Disoriented by the constant tug-of-war in China over homosexuality, gay Chinese Americans are looking for support in the United States, where same-sex marriage is legal.
What they are facing is the conflict between their gender identity and the traditional values their parents hold, but with family lying at at the core of their culture, abandoning their parents is rarely an option. A tug-of-war in the family can easily turn personal and painful.
While an online survey conducted by Hong Kong-based television broadcaster Phoenix shows that only 29 percent of the Chinese population supports same-sex marriage, China recently took another huge stride towards embracing homosexuality – after its decriminalization in 1997 and its removal from a list of psychiatric disorder in 2001 – by accepting its first same-sex marriage case, according to a Jan. 6 story in The Telegraph.
This past year, media outlets like CCTV and Yangzhou Evening News, bombarded stories – backed by psychiatrists – claiming that homosexuality is preventable, but with that came a flurry of criticism on social media from angry gay rights advocates asserting that homosexuality is not a disease.
In an interview with Medill Reports, Yichi Zhang, of The Beijing LGBT Center, a non-profit organization that strives to promote gay rights and stamp out discrimination against the LGBT community in China, said, “Pathologization of homosexuality still occurs among many Chinese people. In China, there are many mental counselors and psychological clinics that provide conversion therapy, which aims to change homosexuals’ sexual orientation or gender identity.”
Stan Fong, who was born into a traditional Chinese immigrant family in Tennessee, articulated that the difficulty of being both gay and Chinese is that it is perceived as a rejection of the whole idea of family.
“They cause friction,” said Fong, executive member of National Queer Asian Pacific Islander Alliance (NQAPIA), a non-profit organization across the U.S. that seeks to challenge homophobia, racism and anti-immigrant bias. “You see many white people bringing partners to their parents but you’re not seeing a lot of Chinese people bringing their boyfriends back home to their families.
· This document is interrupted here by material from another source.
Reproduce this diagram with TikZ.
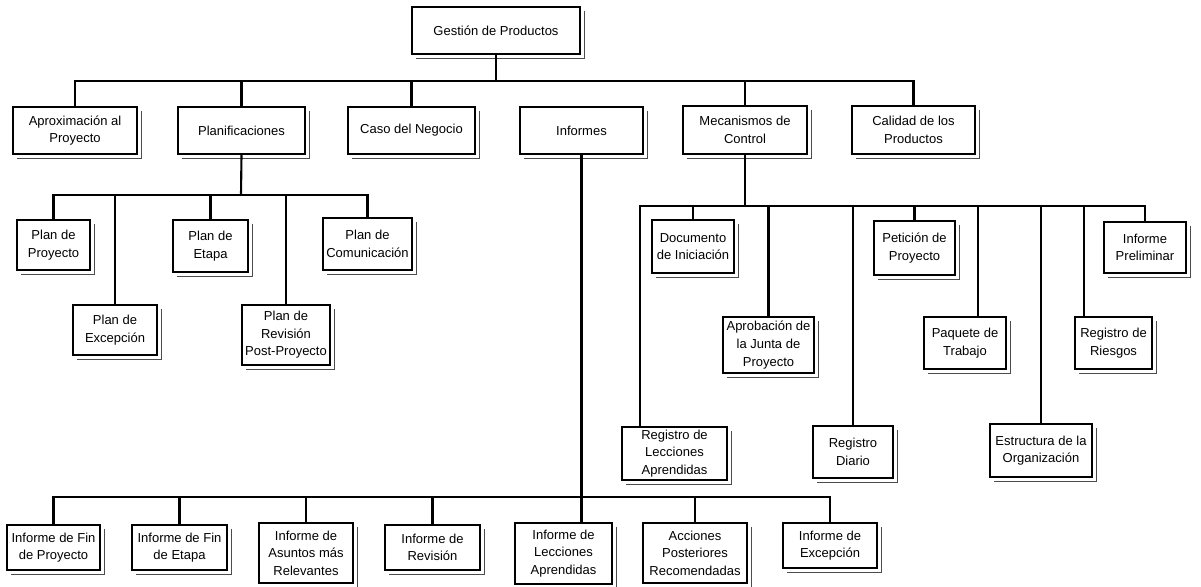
\documentclass[tikz,border=0pt]{standalone}
\usepackage{fontspec}
\setmainfont{Liberation Sans}

\tikzset{
  boxsize/.style 2 args={minimum width=#1*0.02cm, minimum height=#2*0.02cm},
}

\begin{document}
\begin{tikzpicture}[
  x=0.02cm, y=-0.02cm,
  box/.style={draw, line width=1.4pt, fill=white, align=center, inner sep=1pt,
              font=\fontsize{7.4}{10}\selectfont},
  link/.style={line width=1.2pt},
  shade/.style={line width=0.5pt, black!70},
]
  \useasboundingbox (0,0) rectangle (1201,586);

  % Root
  \node[box, boxsize={168}{47}] (root) at (496,30.5) {Gestión de Productos};

  % First level
  \node[box, boxsize={124}{47}] (aprox)    at (75,130.5)    {Aproximación al\\Proyecto};
  \node[box, boxsize={127}{47}] (planif)   at (241.5,130.5) {Planificaciones};
  \node[box, boxsize={127}{47}] (caso)     at (411.5,130.5) {Caso del Negocio};
  \node[box, boxsize={123}{47}] (informes) at (581.5,130.5) {Informes};
  \node[box, boxsize={124}{48}] (mecan)    at (745,130)     {Mecanismos de\\Control};
  \node[box, boxsize={123}{48}] (calidad)  at (913.5,130)   {Calidad de los\\Productos};

  % Plans
  \node[box, boxsize={73}{50}] (pproy)  at (53.5,245)  {Plan de\\Proyecto};
  \node[box, boxsize={84}{50}] (pexcep) at (115,330)   {Plan de\\Excepción};
  \node[box, boxsize={75}{52}] (petapa) at (210.5,246) {Plan de\\Etapa};
  \node[box, boxsize={88}{60}] (previs) at (286,335)   {Plan de\\Revisión\\Post-Proyecto};
  \node[box, boxsize={89}{52}] (pcomun) at (367.5,244) {Plan de\\Comunicación};

  % Control mechanisms
  \node[box, boxsize={105}{53}] (reglec)  at (674.5,453.5) {Registro de\\Lecciones\\Aprendidas};
  \node[box, boxsize={82}{53}]  (docini)  at (693,246.5)   {Documento\\de Iniciación};
  \node[box, boxsize={91}{56}]  (aprob)   at (768.5,345)   {Aprobación de\\la Junta de\\Proyecto};
  \node[box, boxsize={80}{52}]  (regdia)  at (853,452)     {Registro\\Diario};
  \node[box, boxsize={81}{54}]  (petic)   at (914.5,248)   {Petición de\\Proyecto};
  \node[box, boxsize={82}{52}]  (paquete) at (965,343)     {Paquete de\\Trabajo};
  \node[box, boxsize={102}{53}] (estruc)  at (1041,450.5)  {Estructura de la\\Organización};
  \node[box, boxsize={77}{52}]  (regries) at (1113.5,343)  {Registro de\\Riesgos};
  \node[box, boxsize={82}{51}]  (infprel) at (1145,247.5)  {Informe\\Preliminar};

  % Reports
  \node[box, boxsize={93}{45}]  (ifproy)   at (53.5,547.5)  {Informe de Fin\\de Proyecto};
  \node[box, boxsize={95}{45}]  (ifetapa)  at (179.5,547.5) {Informe de Fin\\de Etapa};
  \node[box, boxsize={94}{60}]  (iasuntos) at (306,553)     {Informe de\\Asuntos más\\Relevantes};
  \node[box, boxsize={95}{45}]  (irevis)   at (432.5,547.5) {Informe de\\Revisión};
  \node[box, boxsize={97}{61}]  (ilecc)    at (563.5,553.5) {Informe de\\Lecciones\\Aprendidas};
  \node[box, boxsize={104}{60}] (iaccion)  at (695,553)     {Acciones\\Posteriores\\Recomendadas};
  \node[box, boxsize={94}{45}]  (iexcep)   at (830,545.5)   {Informe de\\Excepción};

  % Shadows
  \foreach \n in {root, aprox, planif, caso, informes, mecan, calidad,
                  pproy, pexcep, petapa, previs, pcomun,
                  reglec, docini, aprob, regdia, petic, paquete, estruc, regries, infprel,
                  ifproy, ifetapa, iasuntos, irevis, ilecc, iaccion, iexcep}
    \draw[shade] ([xshift=0.07cm, yshift=-0.1cm]\n.north east)
      |- ([xshift=0.1cm, yshift=-0.07cm]\n.south west);

  % Buses
  \coordinate (bus1) at (496,81);
  \coordinate (bus2) at (241,195);
  \coordinate (bus3) at (746,206);
  \coordinate (bus4) at (581,497);

  \draw[link] (root.south) -- (bus1);
  \draw[link] (aprox.north) |- (calidad.north |- bus1) -- (calidad.north);
  \foreach \n in {planif, caso, mecan}
    \draw[link] (\n.north) -- (\n.north |- bus1);

  \draw[link] (planif.south) -- (bus2);
  \draw[link] (pproy.north) |- (pcomun.north |- bus2) -- (pcomun.north);
  \foreach \n in {pexcep, petapa, previs}
    \draw[link] (\n.north) -- (\n.north |- bus2);

  \draw[link] (mecan.south) -- (mecan.south |- bus3);
  \draw[link] ([xshift=-0.69cm]reglec.north) |- (infprel.north |- bus3) -- (infprel.north);
  \foreach \n in {docini, aprob, regdia, petic, estruc}
    \draw[link] (\n.north) -- (\n.north |- bus3);
  \draw[link] ([xshift=0.26cm]paquete.north) -- ([xshift=0.26cm]paquete.north |- bus3);
  \draw[link] ([xshift=-0.59cm]regries.north) -- ([xshift=-0.59cm]regries.north |- bus3);

  \draw[link] (informes.south) -- (informes.south |- ilecc.north);
  \draw[link] (ifproy.north) |- (iexcep.north |- bus4) -- (iexcep.north);
  \foreach \n in {ifetapa, iasuntos, irevis, iaccion}
    \draw[link] (\n.north) -- (\n.north |- bus4);
\end{tikzpicture}
\end{document}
It’s a problem.”
Fong, 35, faced several confrontations with his mom, who pulled him out of college in Miami after she found out her son was gay. Fong stayed in Atlanta under the strict supervision of his mom for nine months and ended up leaving home for Chicago.
“My mom nearly said if your dad were alive today, he would hire somebody to cut your legs off,” said Fong, who still evades gay topics when talking with his mother. “My mom still does not say it out loud. She calls it a rainbow thing.”
Like Fong, many Chinese homosexuals are leaving home in search of freedom to express themselves. Kim Yu, a 27-year-old Chinese national who was born in Qingdao and now works in Chicago, was one of them.
Yu criticized the dearth of public discourse on LGBT issues, which are considered almost taboo in Chinese society.
“There is this lack of knowledge [about sexual and gender diversity in China], so most people, especially older generations, aren’t even aware of the possibility of someone being gay,” said Yu, who mostly remained closeted in China. “But in the U.S., I rarely have to reveal myself as being gay.”
Fong, Yu and Zhang all agreed that there is a long way to go for Chinese LGBT people to acquire equal rights and that family acceptance through a broader public discourse and education on LGBT issues is an essential step for change.
One of the initiatives carried out by NQAPIA is to create videos that depict Chinese parents saying in Cantonese or Mandarin, “I love and accept my lesbian, gay kid.” [Click here to watch the video -“Family Is Still Family (Mandarin with English subtitles”]
“I need people to tell me that it’s okay to be me,” Fong said. “It’s ok. It’s normal. It’s ok to be gay and want a family, raise your kids, make them go to Chinese school and do all of these things.”